-- GIVEN PROBLEM --
Repeat, please, only the lines from the top of the data down to the line with "1.36e6, 1.11e6, 9.35e5, 7.38e5, 5.83e5]"; include both of those lines.

============

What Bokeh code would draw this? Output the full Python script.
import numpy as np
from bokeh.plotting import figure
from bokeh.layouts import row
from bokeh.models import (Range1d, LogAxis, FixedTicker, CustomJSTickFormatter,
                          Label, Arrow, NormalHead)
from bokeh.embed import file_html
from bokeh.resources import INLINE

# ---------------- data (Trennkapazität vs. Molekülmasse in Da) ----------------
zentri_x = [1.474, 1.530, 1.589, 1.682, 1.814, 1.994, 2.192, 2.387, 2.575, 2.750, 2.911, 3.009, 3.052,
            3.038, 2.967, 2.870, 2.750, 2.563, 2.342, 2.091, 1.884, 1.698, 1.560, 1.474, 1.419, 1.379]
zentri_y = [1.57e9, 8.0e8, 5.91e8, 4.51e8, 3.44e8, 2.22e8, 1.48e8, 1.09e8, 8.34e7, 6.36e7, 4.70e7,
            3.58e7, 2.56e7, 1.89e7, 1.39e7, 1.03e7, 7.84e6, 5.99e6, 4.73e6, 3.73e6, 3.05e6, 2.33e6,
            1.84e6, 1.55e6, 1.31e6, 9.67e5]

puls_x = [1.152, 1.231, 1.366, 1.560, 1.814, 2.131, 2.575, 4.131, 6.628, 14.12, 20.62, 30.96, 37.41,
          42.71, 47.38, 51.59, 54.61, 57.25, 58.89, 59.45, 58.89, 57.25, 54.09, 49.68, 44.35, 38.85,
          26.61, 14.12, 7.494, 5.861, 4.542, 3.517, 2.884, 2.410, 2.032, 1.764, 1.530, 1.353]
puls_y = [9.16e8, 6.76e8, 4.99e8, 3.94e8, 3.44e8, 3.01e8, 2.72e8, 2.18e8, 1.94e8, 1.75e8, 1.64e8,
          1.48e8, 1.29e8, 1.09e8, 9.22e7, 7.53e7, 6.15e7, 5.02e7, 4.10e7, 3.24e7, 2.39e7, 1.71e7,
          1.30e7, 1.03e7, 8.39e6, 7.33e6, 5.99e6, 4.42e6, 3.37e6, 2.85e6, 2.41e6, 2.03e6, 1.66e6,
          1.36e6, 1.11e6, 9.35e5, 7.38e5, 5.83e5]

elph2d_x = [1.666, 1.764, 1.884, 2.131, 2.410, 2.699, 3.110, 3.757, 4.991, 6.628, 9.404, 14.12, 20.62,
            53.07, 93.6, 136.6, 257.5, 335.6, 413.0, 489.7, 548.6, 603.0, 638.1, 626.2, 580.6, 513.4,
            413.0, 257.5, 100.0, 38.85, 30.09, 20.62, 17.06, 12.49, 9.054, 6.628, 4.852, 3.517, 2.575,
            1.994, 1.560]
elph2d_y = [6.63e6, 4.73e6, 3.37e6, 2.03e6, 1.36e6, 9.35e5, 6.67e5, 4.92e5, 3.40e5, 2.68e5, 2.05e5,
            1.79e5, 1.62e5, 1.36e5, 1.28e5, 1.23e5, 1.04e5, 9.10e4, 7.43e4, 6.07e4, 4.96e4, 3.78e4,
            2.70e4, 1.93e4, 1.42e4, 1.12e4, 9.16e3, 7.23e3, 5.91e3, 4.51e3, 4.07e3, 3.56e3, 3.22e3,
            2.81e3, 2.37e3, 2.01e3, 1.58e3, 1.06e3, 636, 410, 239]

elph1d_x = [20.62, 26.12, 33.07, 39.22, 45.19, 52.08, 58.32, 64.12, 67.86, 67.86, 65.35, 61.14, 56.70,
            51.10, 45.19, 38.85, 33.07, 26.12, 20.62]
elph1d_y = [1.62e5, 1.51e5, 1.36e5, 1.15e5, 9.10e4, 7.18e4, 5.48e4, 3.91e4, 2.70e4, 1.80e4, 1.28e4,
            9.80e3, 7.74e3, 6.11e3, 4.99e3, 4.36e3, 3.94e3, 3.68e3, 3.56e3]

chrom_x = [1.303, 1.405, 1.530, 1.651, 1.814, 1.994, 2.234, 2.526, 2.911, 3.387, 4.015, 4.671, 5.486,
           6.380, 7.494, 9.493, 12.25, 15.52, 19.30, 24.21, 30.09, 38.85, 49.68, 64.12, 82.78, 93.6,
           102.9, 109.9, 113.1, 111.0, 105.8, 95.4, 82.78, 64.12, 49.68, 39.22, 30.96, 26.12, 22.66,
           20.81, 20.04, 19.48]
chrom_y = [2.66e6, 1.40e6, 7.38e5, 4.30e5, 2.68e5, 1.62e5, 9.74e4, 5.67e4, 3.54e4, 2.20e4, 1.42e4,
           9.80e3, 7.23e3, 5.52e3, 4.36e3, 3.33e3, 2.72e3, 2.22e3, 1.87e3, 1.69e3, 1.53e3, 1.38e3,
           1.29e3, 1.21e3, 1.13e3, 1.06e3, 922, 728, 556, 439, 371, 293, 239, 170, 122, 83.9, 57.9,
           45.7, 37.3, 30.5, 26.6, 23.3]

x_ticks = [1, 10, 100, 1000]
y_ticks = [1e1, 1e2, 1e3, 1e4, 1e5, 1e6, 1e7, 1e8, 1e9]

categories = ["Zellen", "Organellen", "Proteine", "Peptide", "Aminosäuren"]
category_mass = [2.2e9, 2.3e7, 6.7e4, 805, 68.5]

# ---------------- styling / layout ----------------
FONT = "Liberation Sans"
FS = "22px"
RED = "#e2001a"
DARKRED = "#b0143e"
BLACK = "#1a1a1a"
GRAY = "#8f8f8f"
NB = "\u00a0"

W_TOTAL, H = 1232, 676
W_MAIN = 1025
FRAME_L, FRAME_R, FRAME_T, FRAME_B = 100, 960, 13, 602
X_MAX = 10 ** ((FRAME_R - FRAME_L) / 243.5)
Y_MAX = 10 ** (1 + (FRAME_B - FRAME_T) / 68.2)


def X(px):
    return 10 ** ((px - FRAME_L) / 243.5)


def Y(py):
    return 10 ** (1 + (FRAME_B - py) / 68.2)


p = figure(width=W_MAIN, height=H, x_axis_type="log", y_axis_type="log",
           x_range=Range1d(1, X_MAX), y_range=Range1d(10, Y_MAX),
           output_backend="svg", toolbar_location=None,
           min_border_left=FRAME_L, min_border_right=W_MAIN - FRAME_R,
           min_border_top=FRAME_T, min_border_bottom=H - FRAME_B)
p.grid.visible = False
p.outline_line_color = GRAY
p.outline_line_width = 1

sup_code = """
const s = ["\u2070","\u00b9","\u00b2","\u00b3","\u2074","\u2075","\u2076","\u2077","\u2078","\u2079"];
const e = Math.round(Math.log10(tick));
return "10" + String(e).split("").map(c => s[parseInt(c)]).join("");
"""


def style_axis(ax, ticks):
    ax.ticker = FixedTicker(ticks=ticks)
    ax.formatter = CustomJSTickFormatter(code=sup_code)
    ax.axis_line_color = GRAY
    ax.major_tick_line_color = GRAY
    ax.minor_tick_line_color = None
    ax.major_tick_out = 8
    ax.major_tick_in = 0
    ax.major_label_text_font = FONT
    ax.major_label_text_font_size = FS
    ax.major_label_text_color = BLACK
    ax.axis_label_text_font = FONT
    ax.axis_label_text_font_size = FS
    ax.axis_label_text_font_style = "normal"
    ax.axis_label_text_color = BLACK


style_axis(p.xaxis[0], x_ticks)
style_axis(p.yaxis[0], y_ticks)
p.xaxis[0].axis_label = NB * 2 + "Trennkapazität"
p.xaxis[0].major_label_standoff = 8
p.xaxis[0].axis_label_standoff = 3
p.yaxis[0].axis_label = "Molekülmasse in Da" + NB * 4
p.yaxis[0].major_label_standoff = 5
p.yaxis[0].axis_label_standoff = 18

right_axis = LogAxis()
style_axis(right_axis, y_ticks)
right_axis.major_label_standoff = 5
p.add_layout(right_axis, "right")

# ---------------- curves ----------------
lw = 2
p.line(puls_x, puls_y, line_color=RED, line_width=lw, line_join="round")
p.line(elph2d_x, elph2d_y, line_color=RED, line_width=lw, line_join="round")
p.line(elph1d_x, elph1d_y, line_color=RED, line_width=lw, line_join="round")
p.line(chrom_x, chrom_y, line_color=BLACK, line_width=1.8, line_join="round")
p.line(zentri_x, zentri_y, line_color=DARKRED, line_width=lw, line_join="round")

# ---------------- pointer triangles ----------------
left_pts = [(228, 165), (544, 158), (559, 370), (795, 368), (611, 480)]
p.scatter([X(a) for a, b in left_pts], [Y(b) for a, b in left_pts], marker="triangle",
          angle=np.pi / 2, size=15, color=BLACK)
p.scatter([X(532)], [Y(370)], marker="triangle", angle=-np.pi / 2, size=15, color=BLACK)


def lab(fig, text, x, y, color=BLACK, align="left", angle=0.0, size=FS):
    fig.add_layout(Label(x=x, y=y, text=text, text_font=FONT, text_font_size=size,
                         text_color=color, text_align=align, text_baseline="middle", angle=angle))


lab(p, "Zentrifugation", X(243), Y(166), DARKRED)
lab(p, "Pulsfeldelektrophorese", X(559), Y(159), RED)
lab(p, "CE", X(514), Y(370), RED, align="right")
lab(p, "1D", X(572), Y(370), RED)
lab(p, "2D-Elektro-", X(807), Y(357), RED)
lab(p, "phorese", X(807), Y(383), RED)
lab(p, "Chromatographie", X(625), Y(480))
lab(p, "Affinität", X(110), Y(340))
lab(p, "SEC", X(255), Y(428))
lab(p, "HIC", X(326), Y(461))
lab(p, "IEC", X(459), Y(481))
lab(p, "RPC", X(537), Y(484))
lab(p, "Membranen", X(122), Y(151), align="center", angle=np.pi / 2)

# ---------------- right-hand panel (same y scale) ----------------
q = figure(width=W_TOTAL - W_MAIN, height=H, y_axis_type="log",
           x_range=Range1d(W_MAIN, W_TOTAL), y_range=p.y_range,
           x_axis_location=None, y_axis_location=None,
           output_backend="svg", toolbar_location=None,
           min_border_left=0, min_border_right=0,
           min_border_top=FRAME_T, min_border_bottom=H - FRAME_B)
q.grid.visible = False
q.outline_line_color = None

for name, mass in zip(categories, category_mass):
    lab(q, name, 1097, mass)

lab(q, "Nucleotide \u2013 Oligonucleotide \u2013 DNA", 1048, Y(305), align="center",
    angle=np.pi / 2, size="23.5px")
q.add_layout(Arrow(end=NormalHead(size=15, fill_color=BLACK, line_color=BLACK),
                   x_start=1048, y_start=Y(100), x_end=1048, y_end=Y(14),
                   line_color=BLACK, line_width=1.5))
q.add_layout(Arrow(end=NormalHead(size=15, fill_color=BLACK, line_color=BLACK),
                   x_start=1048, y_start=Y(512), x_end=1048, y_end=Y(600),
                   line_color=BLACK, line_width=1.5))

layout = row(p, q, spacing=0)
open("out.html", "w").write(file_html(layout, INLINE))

============

-- PROBLEM SOLUTION --
What Bokeh code would draw this? Output the full Python script.
import numpy as np
from bokeh.plotting import figure
from bokeh.layouts import row
from bokeh.models import (Range1d, LogAxis, FixedTicker, CustomJSTickFormatter,
                          Label, Arrow, NormalHead)
from bokeh.embed import file_html
from bokeh.resources import INLINE

# ---------------- data (Trennkapazität vs. Molekülmasse in Da) ----------------
zentri_x = [1.474, 1.530, 1.589, 1.682, 1.814, 1.994, 2.192, 2.387, 2.575, 2.750, 2.911, 3.009, 3.052,
            3.038, 2.967, 2.870, 2.750, 2.563, 2.342, 2.091, 1.884, 1.698, 1.560, 1.474, 1.419, 1.379]
zentri_y = [1.57e9, 8.0e8, 5.91e8, 4.51e8, 3.44e8, 2.22e8, 1.48e8, 1.09e8, 8.34e7, 6.36e7, 4.70e7,
            3.58e7, 2.56e7, 1.89e7, 1.39e7, 1.03e7, 7.84e6, 5.99e6, 4.73e6, 3.73e6, 3.05e6, 2.33e6,
            1.84e6, 1.55e6, 1.31e6, 9.67e5]

puls_x = [1.152, 1.231, 1.366, 1.560, 1.814, 2.131, 2.575, 4.131, 6.628, 14.12, 20.62, 30.96, 37.41,
          42.71, 47.38, 51.59, 54.61, 57.25, 58.89, 59.45, 58.89, 57.25, 54.09, 49.68, 44.35, 38.85,
          26.61, 14.12, 7.494, 5.861, 4.542, 3.517, 2.884, 2.410, 2.032, 1.764, 1.530, 1.353]
puls_y = [9.16e8, 6.76e8, 4.99e8, 3.94e8, 3.44e8, 3.01e8, 2.72e8, 2.18e8, 1.94e8, 1.75e8, 1.64e8,
          1.48e8, 1.29e8, 1.09e8, 9.22e7, 7.53e7, 6.15e7, 5.02e7, 4.10e7, 3.24e7, 2.39e7, 1.71e7,
          1.30e7, 1.03e7, 8.39e6, 7.33e6, 5.99e6, 4.42e6, 3.37e6, 2.85e6, 2.41e6, 2.03e6, 1.66e6,
          1.36e6, 1.11e6, 9.35e5, 7.38e5, 5.83e5]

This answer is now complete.